Solo NLP initiatives will be limited in their usefulness. They may well follow the path of solo payment apps — inconvenience devolving into irrelevance. Retailers will initially be better off to maximize their position with “The NLP Trio” (Alexa, Siri and the newcomer Google Now, which needs a better name). Consumers will value breadth of access from a single app they are comfortable with and won’t want to have to adapt to a dozen different retailers’ apps anymore than they wanted to learn to use a dozen different mobile payment apps. This will eventually change, however, when “voice-activated” becomes generic. It will become the way we interact with practically everything in the IoT.
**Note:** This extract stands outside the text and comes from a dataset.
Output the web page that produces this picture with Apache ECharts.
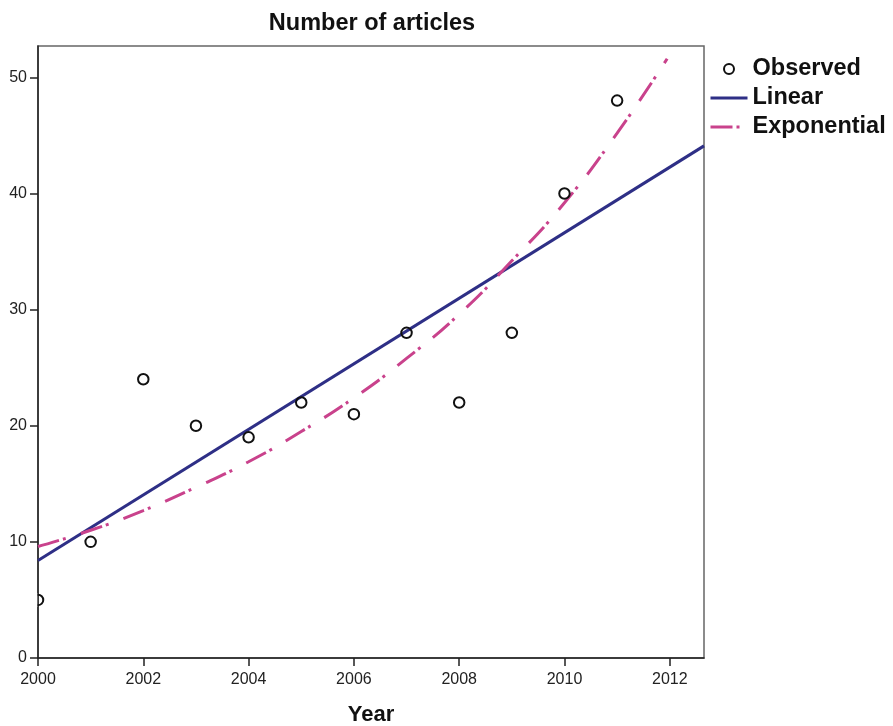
<!DOCTYPE html>
<html>
<head>
<meta charset="utf-8">
<script src="https://cdn.jsdelivr.net/npm/echarts@6/dist/echarts.min.js"></script>
<style>
html,body{margin:0;padding:0;background:#fff;}
#chart{width:893px;height:726px;}
</style>
</head>
<body>
<div id="chart"></div>
<script>
// Observed data (year, number of articles)
const years = [2000, 2001, 2002, 2003, 2004, 2005, 2006, 2007, 2008, 2009, 2010, 2011];
const observed = [5, 10, 24, 20, 19, 22, 21, 28, 22, 28, 40, 48];

// Linear fit line (end points)
const linearYears = [2000, 2012.65];
const linearValues = [8.4, 44.1];

// Exponential fit curve
const expYears = [2000, 2001, 2002, 2003, 2004, 2005, 2006, 2007, 2008, 2009, 2010, 2011, 2011.95];
const expValues = [9.6, 11.0, 12.7, 14.7, 16.9, 19.5, 22.4, 25.8, 29.6, 34.2, 39.2, 45.2, 51.6];

const xTicks = [2000, 2002, 2004, 2006, 2008, 2010, 2012];
const yTicks = [0, 10, 20, 30, 40, 50];

const FONT = '"Liberation Sans", Arial, sans-serif';
const LINEAR_COLOR = '#2e2f86';
const EXP_COLOR = '#c9428c';

const chart = echarts.init(document.getElementById('chart'), null, {renderer: 'canvas'});
chart.setOption({
  animation: false,
  backgroundColor: '#ffffff',
  title: {
    text: 'Number of articles',
    left: 367, top: 7,
    textAlign: 'center',
    textStyle: {fontFamily: FONT, fontSize: 23.5, fontWeight: 'bold', color: '#111'}
  },
  legend: {
    orient: 'vertical',
    left: 709, top: 57,
    padding: 0,
    itemWidth: 37, itemHeight: 10,
    itemGap: 5,
    lineStyle: {width: 3},
    textStyle: {fontFamily: FONT, fontSize: 23.5, fontWeight: 'bold', color: '#111', lineHeight: 24},
    data: [
      {name: 'Observed', icon: 'circle', itemStyle: {color: 'rgba(255,255,255,0)', borderColor: '#111', borderWidth: 2}},
      {name: 'Linear', itemStyle: {opacity: 0}},
      {name: 'Exponential', itemStyle: {opacity: 0}}
    ]
  },
  grid: {
    left: 38, top: 46, width: 666, height: 612,
    containLabel: false,
    outerBoundsMode: 'none',
    show: true, borderColor: '#666', borderWidth: 1.5, backgroundColor: 'transparent'
  },
  xAxis: {
    type: 'value',
    min: 2000, max: 2012.65, interval: 2,
    name: 'Year', nameLocation: 'middle', nameGap: 46,
    nameTextStyle: {fontFamily: FONT, fontSize: 22, fontWeight: 'bold', color: '#111'},
    axisLine: {show: true, onZero: false, lineStyle: {color: '#222', width: 1.5}},
    axisTick: {show: true, inside: false, length: 8, lineStyle: {color: '#222', width: 1.5},
      customValues: xTicks},
    axisLabel: {fontFamily: FONT, fontSize: 16, color: '#222', margin: 14,
      customValues: xTicks, formatter: v => String(v)},
    splitLine: {show: false}
  },
  yAxis: {
    type: 'value',
    min: 0, max: 52.7, interval: 10,
    axisLine: {show: true, onZero: false, lineStyle: {color: '#222', width: 1.5}},
    axisTick: {show: true, inside: false, length: 8, lineStyle: {color: '#222', width: 1.5},
      customValues: yTicks},
    axisLabel: {fontFamily: FONT, fontSize: 16, color: '#222', margin: 11,
      customValues: yTicks, formatter: v => String(v)},
    splitLine: {show: false}
  },
  series: [
    {
      name: 'Observed',
      type: 'scatter',
      symbol: 'circle',
      symbolSize: 10.5,
      itemStyle: {color: 'rgba(255,255,255,0)', borderColor: '#111', borderWidth: 2, opacity: 1},
      data: years.map((y, i) => [y, observed[i]]),
      z: 5
    },
    {
      name: 'Linear',
      type: 'line',
      symbol: 'none',
      lineStyle: {color: LINEAR_COLOR, width: 3},
      itemStyle: {color: LINEAR_COLOR},
      data: linearYears.map((y, i) => [y, linearValues[i]]),
      z: 3
    },
    {
      name: 'Exponential',
      type: 'line',
      symbol: 'none',
      smooth: true,
      lineStyle: {color: EXP_COLOR, width: 3, type: [22, 4, 3, 16]},
      itemStyle: {color: EXP_COLOR},
      data: expYears.map((y, i) => [y, expValues[i]]),
      z: 4
    }
  ]
});

// Mask the part of any marker that falls left of the plot area (clip to the plot box)
const graphics = [];
const plotLeft = chart.convertToPixel({gridIndex: 0}, [2000, 0])[0];
years.forEach((y, i) => {
  const p = chart.convertToPixel({gridIndex: 0}, [y, observed[i]]);
  if (p[0] - 6 < plotLeft) {
    graphics.push({
      type: 'rect', z: 100,
      shape: {x: p[0] - 8, y: p[1] - 7, width: plotLeft - 0.75 - (p[0] - 8), height: 14},
      style: {fill: '#fff'}
    });
  }
});
chart.setOption({graphic: graphics});
</script>
</body>
</html>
Personally, I’m really looking forward to being able to ask my Samsung refrigerator to pour me a glass of Far Niente or a Glenlivet on the rocks.

Adrian Weidmann
Member
7 years ago

NLP is an exciting frontier on the way to defining what it is to be truly digital. This has tremendous potential for replacing traditional analog keyboard interfaces. We live in a nanosecond world and shoppers want immediate answers and the gratification that comes with instant responses. Speed and accuracy will win the day. Brands that curate the voice libraries to address the widest range of questions will be the next winners in the Voice Engine Optimization (VEO) game. I haven’t experienced IBM’s Watson on this but I suspect it’s extremely impressive — right on the verge of spooky.

Larry Negrich
7 years ago

The proof is always in the execution. This has great potential to be a useful technology for both online and in-store shopping and I hope it will be applied to a number of existing issues for shoppers. For instance, the extremely simple task of in-store product location, which I thought would have been solved long ago, continues to be an issue. Kiosks, apps have been assigned to handle this but in the end store layout variability, stock location, product names continue to impede efforts to solve this simple task. So, NLP has great potential to be helpful, but retailers would be wise to have the right (boring, old school) systems in place to give NLP a chance to succeed.